Maybe All The Reason in the World

"HALF REASONS - Part II"

I have been thinking about my luxury of thinking about “half-reasons” which in turn brings to mind people stuck living out “half-reasons”.  Security guards for one: love them—hate them.  But right now am thinking of a couple of guys taking turns in shifts to watch over the compound where I live in—all for minimum wage (actually less since one absentee homeowner has not given their share for a couple of months now).  At least the odds of anything violent happening in our gated community minimizes the risk to their lives and limbs, other security guards in more hazardous situation virtually have to offer their lives for that same minimum wage (okay, to be fair, maybe there is some “hazardous duty” add-ons…).  Is that the life they wanted to live?  Is that the career they would have preferred?  Or, is it simply a case where society and circumstances have sentenced them to a life less than what is desired?

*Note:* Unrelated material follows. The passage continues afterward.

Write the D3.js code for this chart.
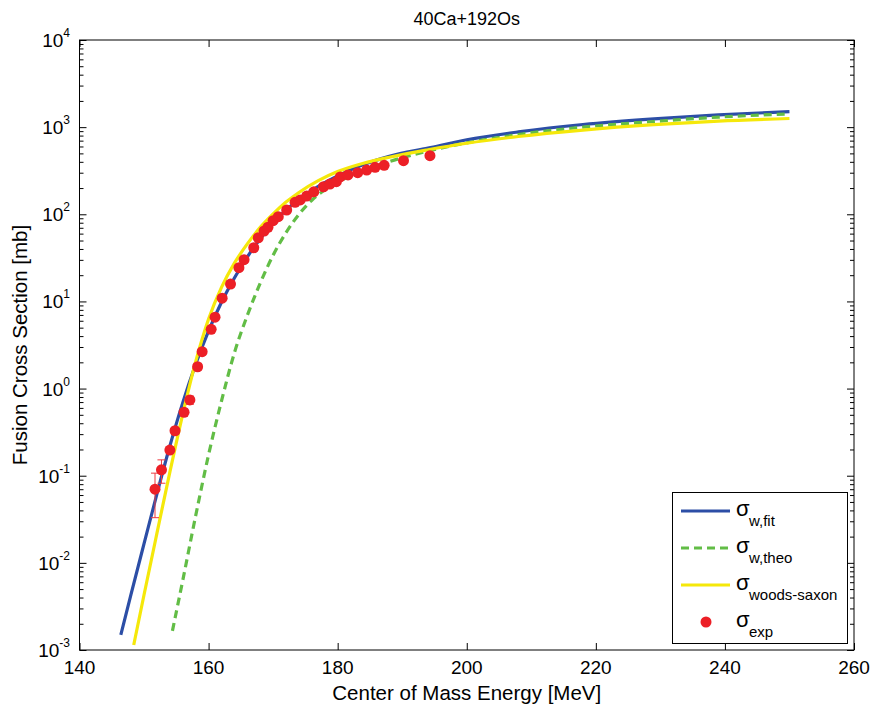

Exercising my luxury of being able to think about it, I have come full circle to something in the Bible that has been understated in the media driven Christianity that I keep bumping into.

“Therefore, stay awake, for you do not know on what day your Lord is coming.  But know this, that if the master of the house had known in what part of the night the thief was coming, he would have stayed awake and would not have let his house be broken into.  Therefore you also must be ready, for the Son of Man is coming at an hour you do not expect” (Matthew 24:42-44).

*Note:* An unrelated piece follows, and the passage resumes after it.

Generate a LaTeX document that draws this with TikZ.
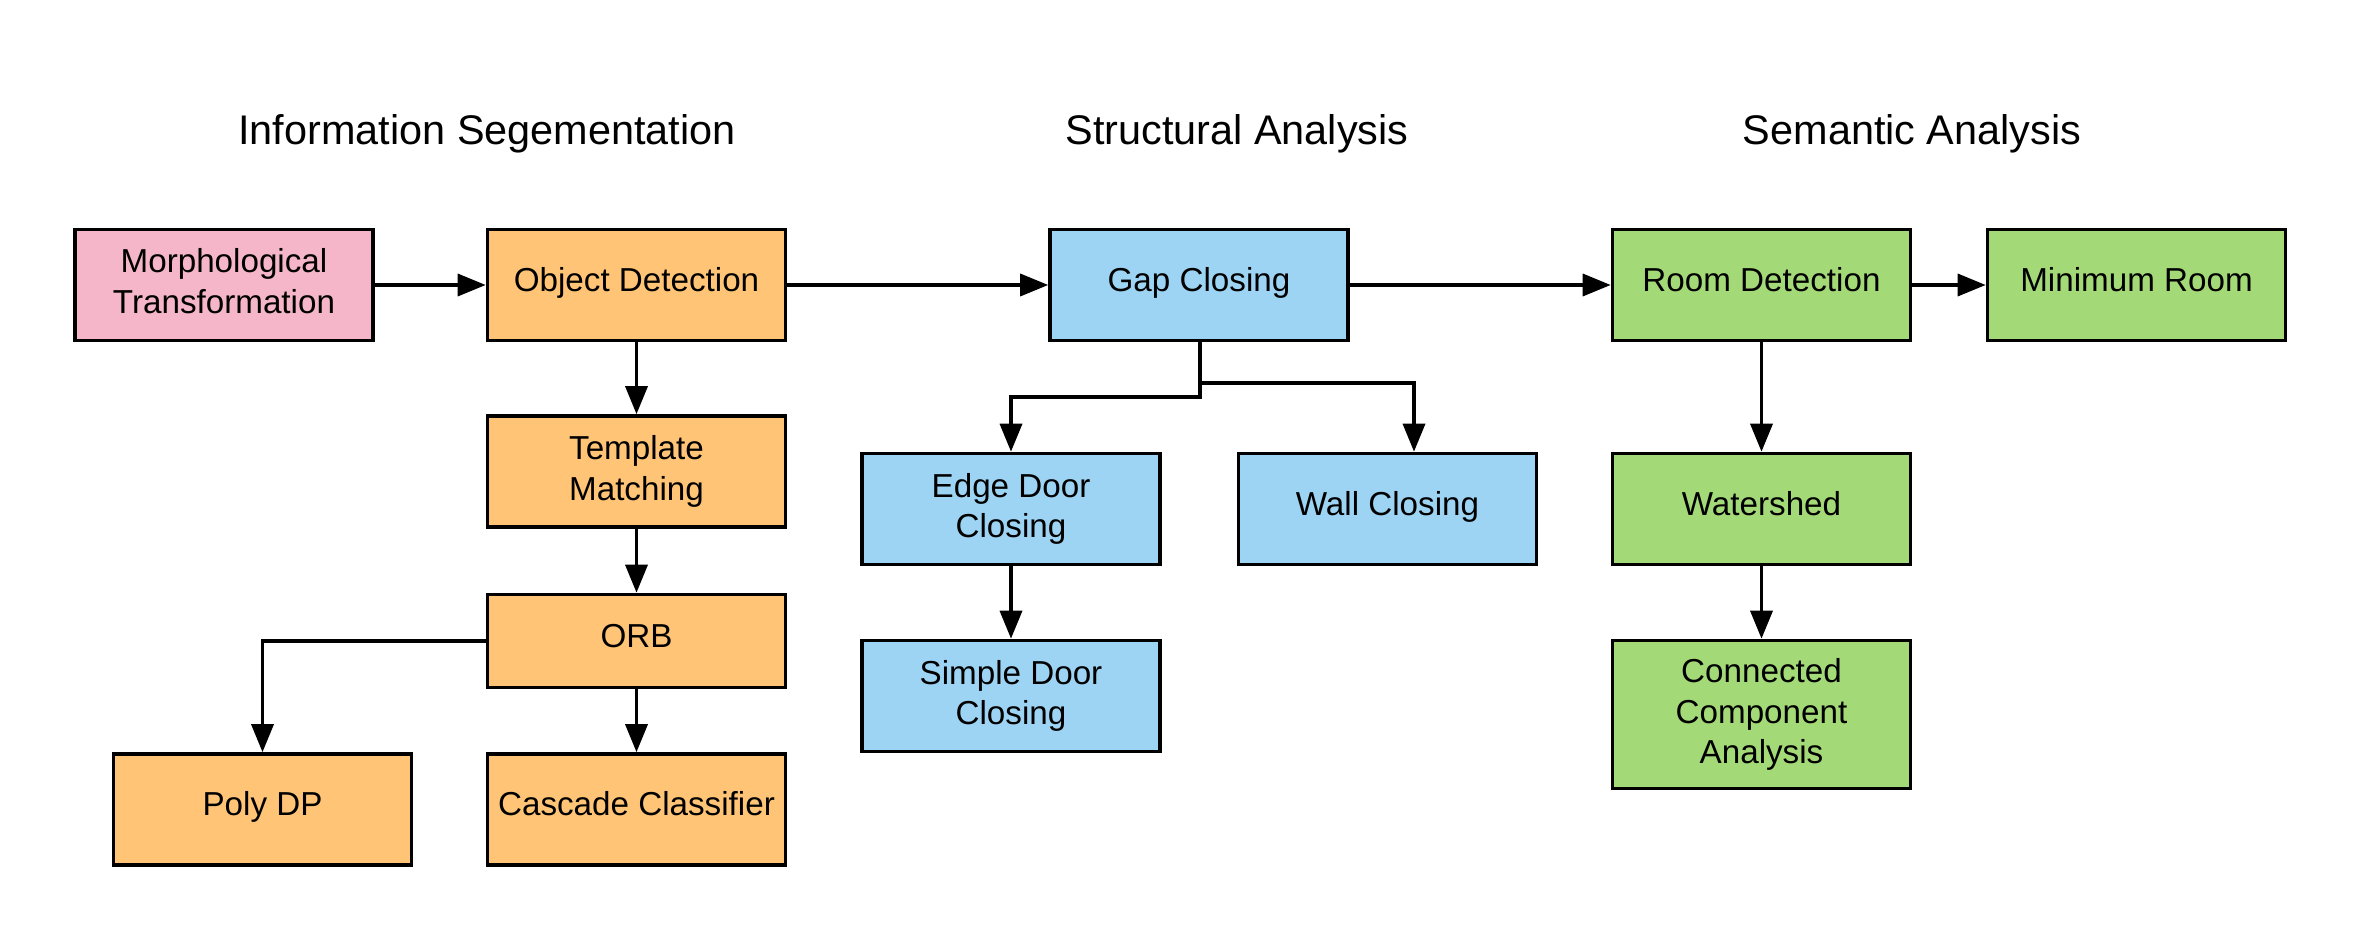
\documentclass[tikz,border=0pt]{standalone}
\usepackage{fontspec}
\setmainfont{Liberation Sans}
\usetikzlibrary{arrows.meta}
\definecolor{cpink}{HTML}{F4B6C8}
\definecolor{corange}{HTML}{FFC476}
\definecolor{cblue}{HTML}{9DD3F3}
\definecolor{cgreen}{HTML}{A4D978}
\tikzset{
  box/.style={draw=black, line width=1.8pt, inner sep=0pt, minimum width=149pt, minimum height=55.5pt,
    align=center, font=\fontsize{16.6}{20.2}\selectfont},
  one/.style={text height=0.85em, text depth=0.21em},
  pinkbox/.style={box, fill=cpink},
  orangebox/.style={box, fill=corange},
  bluebox/.style={box, fill=cblue},
  greenbox/.style={box, fill=cgreen},
  title/.style={font=\fontsize{20.7}{24}\selectfont, inner sep=0pt},
  arr/.style={line width=1.75pt, -{Triangle[length=14pt,width=11pt]}},
}
\begin{document}
\begin{tikzpicture}[x=0.5pt, y=-0.5pt]
\useasboundingbox[fill=white] (0,0) rectangle (2363,941);
\node[title] (t1) at (487,134) {Information Segementation};
\node[title] (t2) at (1237,134) {Structural Analysis};
\node[title] (t3) at (1912,134) {Semantic Analysis};

\node[pinkbox] (morph) at (224,285) {\raisebox{2pt}{\begin{tabular}{@{}c@{}}Morphological\\Transformation\end{tabular}}};
\node[orangebox, one] (obj) at (636.5,285) {Object Detection};
\node[bluebox, one] (gap) at (1199,285) {Gap Closing};
\node[greenbox, one] (room) at (1761.5,285) {Room Detection};
\node[greenbox, one] (minroom) at (2136.5,285) {Minimum Room};
\node[orangebox] (tmpl) at (636.5,471.5) {Template\\Matching};
\node[bluebox] (edge) at (1011,509) {Edge Door\\Closing};
\node[bluebox, one] (wall) at (1387.5,509) {Wall Closing};
\node[greenbox, one] (water) at (1761.5,509) {Watershed};
\node[orangebox, one, minimum height=46.5pt] (orb) at (636.5,641) {ORB};
\node[bluebox] (simple) at (1011,696) {Simple Door\\Closing};
\node[greenbox, minimum height=74pt] (conn) at (1761.5,714.5) {Connected\\Component\\Analysis};
\node[orangebox, one] (poly) at (262.5,809.5) {Poly DP};
\node[orangebox, one] (casc) at (636.5,809.5) {Cascade Classifier};

\draw[arr] (morph) -- (obj);
\draw[arr] (obj) -- (gap);
\draw[arr] (gap) -- (room);
\draw[arr] (room) -- (minroom);
\draw[arr] (obj) -- (tmpl);
\draw[arr] (tmpl) -- (orb);
\draw[arr] (orb) -- (casc);
\draw[arr] (orb.west) -| (poly.north);
\coordinate (eb) at (1200,397);
\coordinate (wb) at (1200,383);
\coordinate (wallin) at ([xshift=13.25pt]wall.north);
\draw[arr] ([xshift=0.5pt]gap.south) -- (eb) -| (edge.north);
\draw[arr] (wb) -| (wallin);
\draw[arr] (edge) -- (simple);
\draw[arr] (room) -- (water);
\draw[arr] (water) -- (conn);
\end{tikzpicture}
\end{document}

Now if only thieves would give a press release as to when they will come around then life becomes much simpler (oh wait…thieves in positions of power do give press releases, but I digress).  Masters of the house have other things to do than lose sleep waiting for a possible non-event and he can probably hire a watchman or a security guard.  If the security guard does his job well, the likelihood of a break in diminishes and actually makes the job boring.  It is when nothing is happening when the guards are likely to get bored and doze off.  What does it mean then to “be ready”?  Be paranoid and trigger happy?  One could end up shooting neighborhood cats and early morning joggers that way.

“Blessed is that servant whom his master will find so doing when he comes” (Matthew 24:46).

This servant has the role of the cook—nothing spectacular about him except that he did his job.  He is presented in contrast to a wicked servant or cook who took advantage of the absence and delay of the master and beats his fellow servants—he gets to be the punch line.  Now before you say that cooks can become a famous celebrity, note that Jesus describes this cook as one who is in-charge of the household and his fellow servants (as in the case of the wicked dude).  This guy was not a chef wannabee on his way to Food Network, he was just the dirty kitchen cook taking care of the other helpers in the household.  How meaningful is that?

In either case, Jesus makes the security guard and the cook the metaphor for what it means to be ready.  Inversely, in 1 Thessalonians 5:2, the thief is symbolically Jesus coming back.

So what has my luxury of thinking brought me to?  We learn from the security guards and the cooks what it means to be ready and faithful to the apparent “half-reasons”.  Life in the Spirit (or “life according to the Word” of God or “life in the Kingdom” or however else your tradition would say it) is to be lived out in those “half-reasons” no matter how boring they may be.

While many seek out the presence of God in the ecstatic and fulfilling (and given the way the modern church works that usually means looking onstage), Jesus calls us to wait for him in the mundane, the ordinary, and the boring.